# 3D Fenseher inkl. Brille als PC Monitor nutzen.



## Wenzman (6. März 2011)

Moin

Ich habe einen LG 60px950 Plasmafernseher inkl 3D Brille  zuhause stehen.
Jetzt bin ich am überlegen ob ich das Gerät als PC Monitor für Spiele und 3D Spielen nutzen kann ( mal von der geringen Einbrenngefahr abgesehen).

Um 3D am PC mit einem ''normalen'' PC monitor nutzen zu können braucht man ja das Nvidia 3D vision kit, brauche ich das auch, oder kann ich auch die 3D Brille meines Fernsehers benutzen um Spiele in 3D an meinem TV spielen zu können ? 
Außerdem würde ich gerne wissen ob ich die 3D Brille des Fernsehers bei einem PC Monitor verwenden kann. 

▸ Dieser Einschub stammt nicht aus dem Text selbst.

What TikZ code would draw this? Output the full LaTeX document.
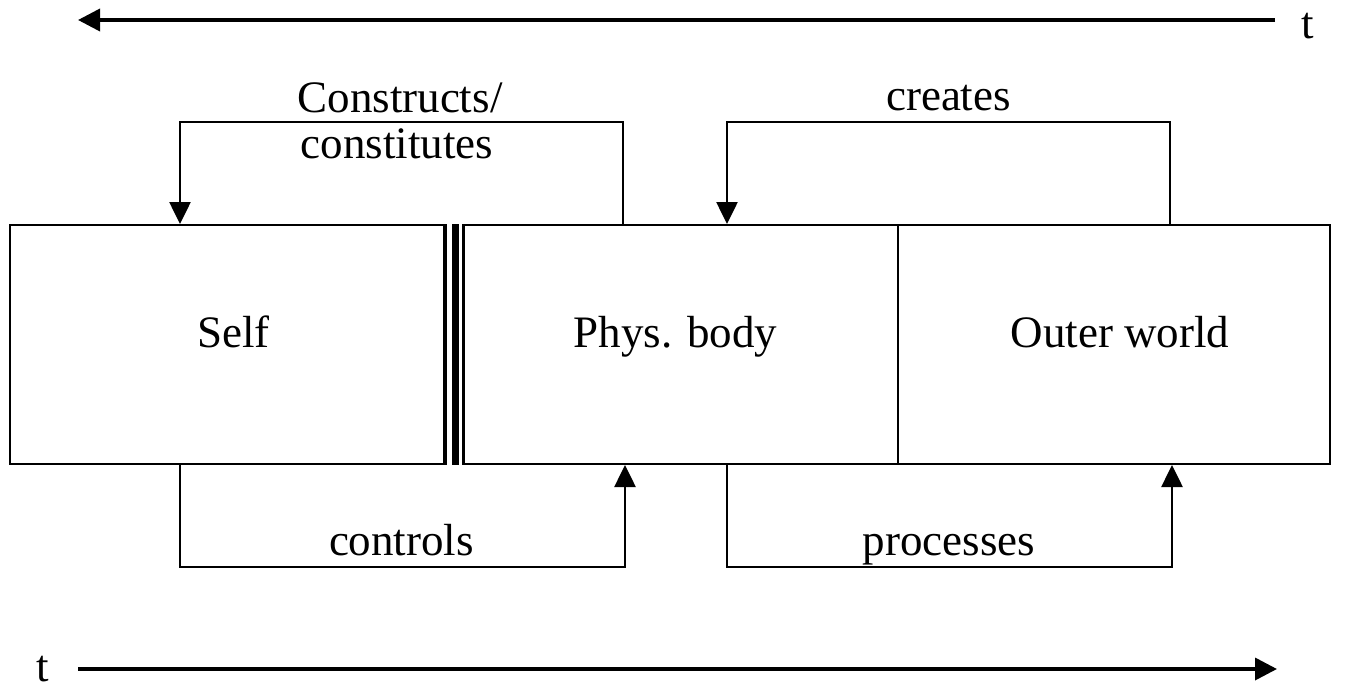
\documentclass[tikz,border=0pt]{standalone}
\usepackage{fontspec}
\setmainfont{Liberation Serif}
\usetikzlibrary{arrows.meta,calc}
\begin{document}
\begin{tikzpicture}[x=1pt,y=-1pt,
  box/.style={draw,line width=2pt,rectangle,minimum width=434pt,minimum height=239pt,inner sep=0pt,text height=30pt,text depth=25pt,font=\fontsize{45}{50}\selectfont},
  conn/.style={line width=2.6pt,-{Triangle[length=22pt,width=21pt]}},
  timeline/.style={line width=3.6pt,-{Triangle[length=22pt,width=22pt]}},
  lbl/.style={font=\fontsize{45}{45}\selectfont,inner sep=0pt,anchor=base}]
\useasboundingbox (0,0) rectangle (1345,691);
% boxes
\node[box] (self) at (227,344.5) {\hspace*{13pt}Self};
\node[box,minimum width=434pt] (phys) at (681,344.5) {Phys. body\hspace*{11pt}};
\node[box,minimum width=432pt] (outer) at (1114,344.5) {\hspace*{12pt}Outer world};
% triple separator
\draw[line width=3pt] (self.north east) -- (self.south east);
\draw[line width=7pt] ($(self.north east)+(10,0)$) -- ($(self.south east)+(10,0)$);
\draw[line width=3pt] (phys.north west) -- (phys.south west);
% top connectors
\coordinate (k1) at (623,122);
\coordinate (k2) at (180,122);
\draw[conn] (phys.north -| k1) -- (k1) -- (k2) -- (self.north -| k2);
\coordinate (k3) at (1170,122);
\coordinate (k4) at (727,122);
\draw[conn] (outer.north -| k3) -- (k3) -- (k4) -- (phys.north -| k4);
% bottom connectors
\coordinate (k5) at (180,567);
\coordinate (k6) at (625,567);
\draw[conn] (self.south -| k5) -- (k5) -- (k6) -- (phys.south -| k6);
\coordinate (k7) at (727,567);
\coordinate (k8) at (1172,567);
\draw[conn] (phys.south -| k7) -- (k7) -- (k8) -- (outer.south -| k8);
% labels
\node[lbl] (l1a) at (400,112) {Constructs/};
\node[lbl] (l1b) at (397,158) {constitutes};
\node[lbl] (l2) at (948.5,110) {creates};
\node[lbl] (l3) at (401.5,555) {controls};
\node[lbl] (l4) at (949,555) {processes};
% time arrows
\node[lbl] (t1) at (1308,38) {t};
\coordinate (a1) at (1275,20);
\coordinate (a2) at (78,20);
\draw[timeline] (a1) -- (a2);
\node[lbl] (t2) at (43,681) {t};
\coordinate (b1) at (78,669);
\coordinate (b2) at (1277,669);
\draw[timeline] (b1) -- (b2);
\end{tikzpicture}
\end{document}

Grafikkarten sind 2 gtx 580. 


Hilfreiche Antworten sind willkommen.
mfg


----------



## Wenzman (7. März 2011)

falls die Frage nicht ganz deutlich idt, ich möchte nur wissen ob ich für 3D am pc zwingend die brille von nvidia brauche, oder ob ich auch die von meiem TV hersteller nehmen kann.


----------



## gurkerich (7. März 2011)

Ich habe auch einen Samsung 3D Fernsehr (UE40C7700) und ich habe mir auch schon Gedanken gemacht! Also die 3D Brille braucht ja ein Signal vom PC da der Fernseher nur anhand des Signals nicht wissen kann wie er die Brille ansteuert! Daher Denke ich ganz stark man braucht das 3D-Vision Kit von NVidia! Falls du vorhast es zu testen würde mich das Ergebnis sehr stakt Interessieren, also schreib bitte auch wenn du irgendwo gelesen hast das es Funktioniert!


----------



## Warlock54 (7. März 2011)

jo also die Frage würde mich auch interessieren. Kann man mit den mitgelieferten 200 hz brillen vom 3-d-tv und angeschlossenem Pc 3-d genießen, oder braucht man die nvidia brille?..ich hab mal von so nder 3dtv-software von nvidia gelsen, aber hab nicht viel infos drüber.

edit: ahh hier ein brauchbarer link  : http://www.gamestar.de/hardware/news/grafikkarten/2318679/nvidia_3dtv_play.html


----------



## Birdy (7. März 2011)

Es kommt glaube ich darauf an, ob der TV echte mindestens 100Hz hat, dann müsste man die Shutterbrille benutzen können. Bei nen Panasonic bringen einen die Viera 600Hz Link-irgendwas nicht viel. Am besten du schließt den TV an PC an und aktivierst 3D Vision im Treiber. Daraufhin startet ein Installationsassistent der glaub ich damit anfängt zu überprüfen ob der Monitor/TV 3D Vision fähig ist. Die normale TV Brille wird glaub ich nicht funktionieren, da das System vom 3D Fernsehen ein anderes ist. Die Shutterbrille am PC ist aktiv und läuft mit Strom, während am TV eine passive zum Einsatz kommt. Oh... und der TV muss Dual Link DVI verarbeiten können. Evtl geht's auch mit einen HDMI 1.4 Anschluss... bin mir da aber nicht sicher. 
Am besten einfach mal den 3D Vision Assistent starten.

Edit:
Grad erst den Link angeschaut.
Das mit dem 3D Vision Play kannte ich so noch nicht. Wäre natürlich geil wenn das dann mit der normalen Brillen funktionieren würde.


----------